W czwartek 11 listopada, w dniu Święta Niepodległości, w Kaliszu zorganizowano marsz, którego uczestnicy, wznosząc antysemickie hasła, przemaszerowali na Główny Rynek, gdzie spalili tekst Statutu Kaliskiego, przywileju tolerancyjnego dla Żydów, wydanego przez księcia kaliskiego Bolesława Pobożnego w 1264 r.
Policjanci z Kalisza i Poznania na wniosek Prokuratury Rejonowej w Kaliszu w poniedziałek rano zatrzymali i doprowadzili trzech organizatorów marszu. Zawiadomienie do prokuratury w sprawie możliwości popełnienia przestępstwa przez organizatorów marszu złożył w piątek prezydent Kalisza
Rzecznik prasowy Prokuratury Okręgowej w Ostrowie Wlkp. Maciej Meler poinformował, że prokurator postawił organizatorom marszu w Kaliszu - Piotrowi R., Wojciechowi O. oraz Marcinowi O. - zarzuty publicznego nawoływania do nienawiści na tle różnic narodowościowych, znieważenia grupy ludności z powodu ich przynależności narodowej i wyznaniowej oraz publicznego nawoływania do popełniania przestępstw przeciwko osobom z powodu ich przynależności narodowej i wyznaniowej.
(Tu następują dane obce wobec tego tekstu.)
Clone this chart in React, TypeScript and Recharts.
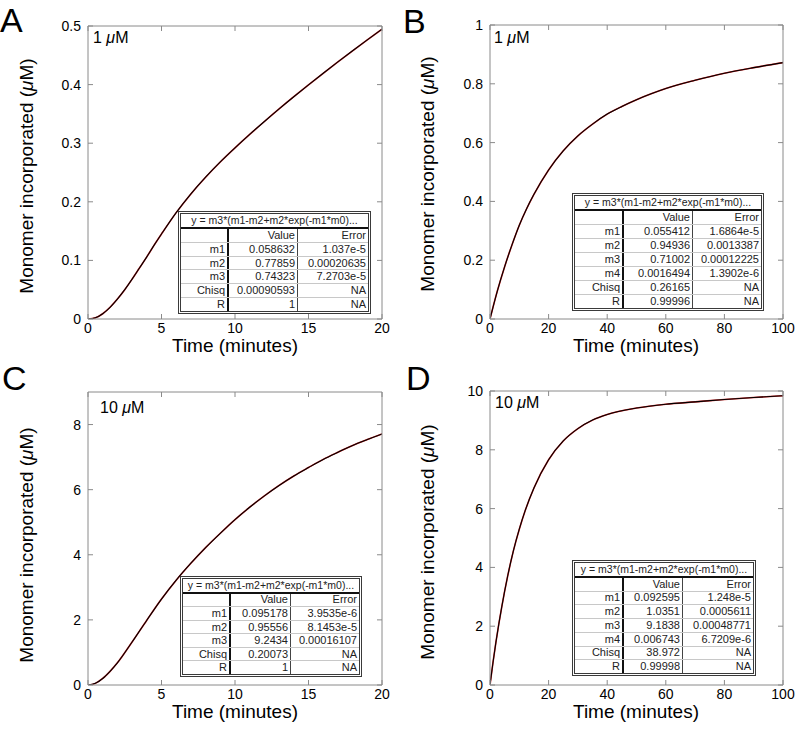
import React from "react";
import { LineChart, Line, XAxis, YAxis } from "recharts";

// (minutes, µM)
const timeA = [0, 0.5, 1, 1.5, 2, 2.5, 3, 3.5, 4, 4.5, 5, 6, 7, 8, 9, 10, 11, 12, 13, 14, 15, 16, 17, 18, 19, 20];
const valueA = [0, 0.002, 0.009, 0.02, 0.034, 0.05, 0.068, 0.087, 0.106, 0.126, 0.145, 0.1815, 0.2135, 0.242, 0.268, 0.292, 0.315, 0.337, 0.3585, 0.3793, 0.3995, 0.4193, 0.4387, 0.4577, 0.4764, 0.4946];

const timeB = [0, 1, 2.5, 5, 7.5, 10, 12.5, 15, 20, 25, 30, 35, 40, 45, 50, 55, 60, 70, 80, 90, 100];
const valueB = [0, 0.039, 0.095, 0.178, 0.252, 0.319, 0.375, 0.424, 0.507, 0.572, 0.623, 0.663, 0.697, 0.723, 0.746, 0.766, 0.784, 0.812, 0.836, 0.855, 0.872];

const timeC = [0, 0.5, 1, 1.5, 2, 3, 4, 5, 6, 7, 8, 9, 10, 11, 12, 13, 14, 15, 16, 17, 18, 19, 20];
const valueC = [0, 0.05, 0.2, 0.42, 0.68, 1.32, 1.99, 2.64, 3.22, 3.74, 4.22, 4.66, 5.08, 5.46, 5.81, 6.13, 6.42, 6.68, 6.93, 7.15, 7.36, 7.54, 7.71];

const timeD = [0, 1, 2, 3, 4, 5, 6, 8, 10, 12, 15, 20, 25, 30, 35, 40, 50, 60, 70, 80, 90, 100];
const valueD = [0, 0.75, 1.44, 2.07, 2.65, 3.19, 3.69, 4.57, 5.3, 5.93, 6.7, 7.66, 8.3, 8.72, 9.01, 9.2, 9.42, 9.55, 9.63, 9.71, 9.78, 9.84];

const xTicksShort = [0, 5, 10, 15, 20];
const xTicksLong = [0, 20, 40, 60, 80, 100];
const yTicksA = [0, 0.1, 0.2, 0.3, 0.4, 0.5];
const yTicksB = [0, 0.2, 0.4, 0.6, 0.8, 1];
const yTicksC = [0, 2, 4, 6, 8];
const yTicksD = [0, 2, 4, 6, 8, 10];

const FORMULA = "y = m3*(m1-m2+m2*exp(-m1*m0)...";
const fitA = [
  ["m1", "0.058632", "1.037e-5"],
  ["m2", "0.77859", "0.00020635"],
  ["m3", "0.74323", "7.2703e-5"],
  ["Chisq", "0.00090593", "NA"],
  ["R", "1", "NA"],
];
const fitB = [
  ["m1", "0.055412", "1.6864e-5"],
  ["m2", "0.94936", "0.0013387"],
  ["m3", "0.71002", "0.00012225"],
  ["m4", "0.0016494", "1.3902e-6"],
  ["Chisq", "0.26165", "NA"],
  ["R", "0.99996", "NA"],
];
const fitC = [
  ["m1", "0.095178", "3.9535e-6"],
  ["m2", "0.95556", "8.1453e-5"],
  ["m3", "9.2434", "0.00016107"],
  ["Chisq", "0.20073", "NA"],
  ["R", "1", "NA"],
];
const fitD = [
  ["m1", "0.092595", "1.248e-5"],
  ["m2", "1.0351", "0.0005611"],
  ["m3", "9.1838", "0.00048771"],
  ["m4", "0.006743", "6.7209e-6"],
  ["Chisq", "38.972", "NA"],
  ["R", "0.99998", "NA"],
];

const FONT = '"Liberation Sans", Arial, Helvetica, sans-serif';
const FRAME = "#8a8a8a";

const NoTick = () => <g />;

function Panel({ left, top, width, height, margin, times, values, xTicks, yTicks, xMax, yMax }) {
  const data = times.map((t, i) => ({ t, v: values[i] }));
  const tickStyle = { fill: "#000", fontSize: 14, fontFamily: FONT };
  return (
    <div style={{ position: "absolute", left, top }}>
      <LineChart width={width} height={height} data={data} margin={margin}>
        <XAxis xAxisId="b" dataKey="t" type="number" domain={[0, xMax]} ticks={xTicks} allowDataOverflow
          orientation="bottom" height={30} tickSize={-5} tickMargin={9} stroke={FRAME} tick={tickStyle} interval={0} />
        <XAxis xAxisId="t" dataKey="t" type="number" domain={[0, xMax]} ticks={xTicks} allowDataOverflow
          orientation="top" height={10} tickSize={-5} stroke={FRAME} tick={NoTick} interval={0} />
        <YAxis yAxisId="l" type="number" domain={[0, yMax]} ticks={yTicks} allowDataOverflow
          width={60} tickSize={-5} tickMargin={12} stroke={FRAME} tick={tickStyle} interval={0} />
        <YAxis yAxisId="r" orientation="right" type="number" domain={[0, yMax]} ticks={yTicks} allowDataOverflow
          width={10} tickSize={-5} stroke={FRAME} tick={NoTick} interval={0} />
        <Line xAxisId="b" yAxisId="l" dataKey="v" type="monotone" stroke="#d42a2a" strokeWidth={1.6}
          dot={false} isAnimationActive={false} />
        <Line xAxisId="b" yAxisId="l" dataKey="v" type="monotone" stroke="#000" strokeWidth={1.1}
          dot={false} isAnimationActive={false} />
      </LineChart>
    </div>
  );
}

const cell = {
  display: "flex",
  alignItems: "center",
  justifyContent: "flex-end",
  paddingRight: 2,
  boxSizing: "border-box" as const,
  whiteSpace: "nowrap" as const,
};

function FitTable({ left, top, width, height, col1, col2, rows }) {
  const allRows = [["", "Value", "Error"], ...rows];
  return (
    <div style={{
      position: "absolute", left, top, width, height, boxSizing: "border-box",
      border: "3px double #3a3a3a", background: "#fff", display: "flex", flexDirection: "column",
      fontFamily: FONT, fontSize: 11, color: "#222", lineHeight: 1,
    }}>
      <div style={{ flex: 1, display: "flex", alignItems: "center", justifyContent: "center",
        borderBottom: "2px solid #111", whiteSpace: "nowrap", fontSize: 10.5 }}>{FORMULA}</div>
      {allRows.map((r, i) => (
        <div key={i} style={{ flex: 1, display: "flex", borderTop: i > 0 ? "1px solid #c8c8c8" : "none" }}>
          <div style={{ ...cell, width: col1, borderRight: "2px solid #111" }}>{r[0]}</div>
          <div style={{ ...cell, width: col2, borderRight: "1px solid #444" }}>{r[1]}</div>
          <div style={{ ...cell, flex: 1 }}>{r[2]}</div>
        </div>
      ))}
    </div>
  );
}

const YTitle = ({ x, y }) => (
  <text x={x} y={y} transform={`rotate(-90 ${x} ${y})`} textAnchor="middle" fontSize={19} fontFamily={FONT}>
    Monomer incorporated (<tspan fontStyle="italic">μ</tspan>M)
  </text>
);

const XTitle = ({ x, y }) => (
  <text x={x} y={y} textAnchor="middle" fontSize={19} fontFamily={FONT}>Time (minutes)</text>
);

const Conc = ({ x, y, amount }) => (
  <text x={x} y={y} fontSize={16} fontFamily={FONT}>
    {amount} <tspan fontStyle="italic">μ</tspan>M
  </text>
);

export default function App() {
  return (
    <div style={{ position: "absolute", left: 0, top: 0, width: 796, height: 731, background: "#fff" }}>
      <Panel left={0} top={0} width={400} height={370} margin={{ top: 16, right: 8, bottom: 21, left: 28 }}
        times={timeA} values={valueA} xTicks={xTicksShort} yTicks={yTicksA} xMax={20} yMax={0.5} />
      <Panel left={400} top={0} width={396} height={370} margin={{ top: 15, right: 3, bottom: 21, left: 30 }}
        times={timeB} values={valueB} xTicks={xTicksLong} yTicks={yTicksB} xMax={100} yMax={1} />
      <Panel left={0} top={370} width={400} height={361} margin={{ top: 12, right: 8, bottom: 16, left: 28 }}
        times={timeC} values={valueC} xTicks={xTicksShort} yTicks={yTicksC} xMax={20} yMax={9} />
      <Panel left={400} top={370} width={396} height={361} margin={{ top: 11, right: 3, bottom: 16, left: 30 }}
        times={timeD} values={valueD} xTicks={xTicksLong} yTicks={yTicksD} xMax={100} yMax={10} />

      <svg width={796} height={731} style={{ position: "absolute", left: 0, top: 0, pointerEvents: "none" }}>
        <g fontFamily={FONT} fontSize={34}>
          <text x={0} y={32}>A</text>
          <text x={403} y={33}>B</text>
          <text x={2} y={390}>C</text>
          <text x={406} y={390}>D</text>
        </g>
        <YTitle x={33} y={176} />
        <YTitle x={434} y={174} />
        <YTitle x={33} y={545} />
        <YTitle x={434} y={542} />
        <XTitle x={235} y={352} />
        <XTitle x={636} y={352} />
        <XTitle x={235} y={718} />
        <XTitle x={636} y={718} />
        <Conc x={93} y={43} amount="1" />
        <Conc x={494} y={43} amount="1" />
        <Conc x={100} y={413} amount="10" />
        <Conc x={495} y={408} amount="10" />
      </svg>

      <FitTable left={178} top={211} width={193} height={103} col1={48} col2={69} rows={fitA} />
      <FitTable left={572} top={193} width={192} height={118} col1={49} col2={69} rows={fitB} />
      <FitTable left={180} top={576} width={182} height={101} col1={48} col2={60} rows={fitC} />
      <FitTable left={572} top={560} width={184} height={116} col1={49} col2={59} rows={fitD} />
    </div>
  );
}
Tylko jeden z podejrzanych przyznał się częściowo do postawionych zarzutów. "Druga osoba skorzystała z przysługującego prawa do odmowy składania wyjaśnień; trzeci mężczyzna nie przyznał się i złożył obszerne wyjaśnienia" – powiedział rzecznik.
Piotr R. został przed laty skazany za spalenie kukły Żyda podczas antyimigranckiej demonstracji we Wrocławiu. Również kilka lat temu w mediach pojawiło się także nagranie, na którym uchwycono, że Piotr R. uczestniczył w konwencji Solidarnej Polski.
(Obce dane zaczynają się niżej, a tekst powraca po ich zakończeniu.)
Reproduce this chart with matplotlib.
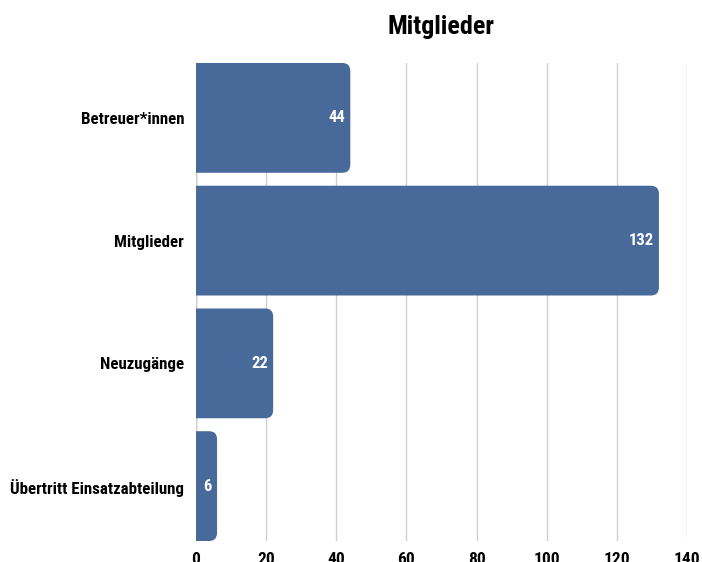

Ziobro został zapytany w poniedziałek na konferencji prasowej o Piotra R. oraz o działania prokuratury ws. wydarzeń w Kaliszu. "Jeżeli chodzi o pana Piotra R., to chciałbym powiedzieć, że on jest tak samo ze mną związany, jak i z Donaldem Tuskiem" - zaznaczył minister sprawiedliwości. Przypomniał materiał filmowy, na którym Piotr R. pojawia się także obok lidera PO.
- Piotr R. przysiadł się do pana Tuska, tak samo, jak wtedy, kiedy nagle wszedł na scenę, kiedy pierwszy raz go zobaczyłem, właśnie kiedy stanął koło mnie na scenie
- zaznaczył minister. "To jest charakter tego typu ludzi" - podkreślił.
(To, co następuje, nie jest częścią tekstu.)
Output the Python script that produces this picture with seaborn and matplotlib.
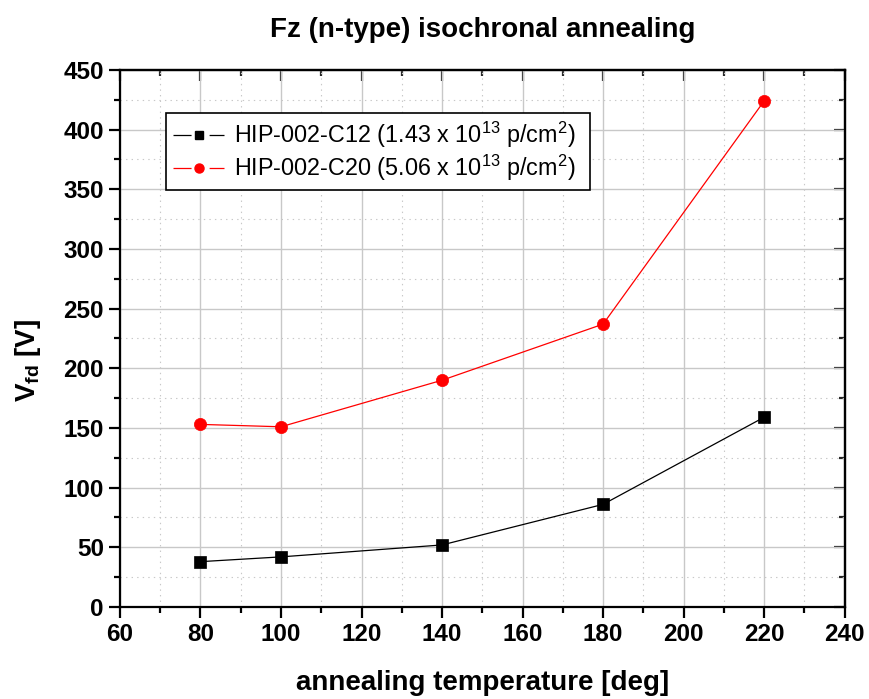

Ziobro poinformował też, że ta sprawa, jak również kilka innych, m.in. zbezczeszczenie pomnika w Krakowie "przez pewne środowiska", a także wcześniejsze wydarzenia związane z "prowadzeniem pewnej akcji gróźb skierowania podejrzeń o podłożeniu ładunków wybuchowych pod polskie szkoły czy inne miejsca" będą objęte postępowaniem wspólnie z Agencją Bezpieczeństwa Wewnętrznego. Jak dodał, chodzi o wskazanie "ewentualnych inspiratorów tych zdarzeń". Jego zdaniem, sprawy te "wpisują się w pewien kontekst tego, co się dzieje dzisiaj w Polsce".
Minister poinformował też, że w związku z zbezczeszczeniem pomnika w Krakowie ustalono, iż "mocodawcy byli za granicą". Dodał, że chodzi o "dalszą granicę", a nie bezpośrednią.
- Badamy te sprawy pod kątem działań, które mogą mieć charakter prowokacji
- poinformował minister sprawiedliwości.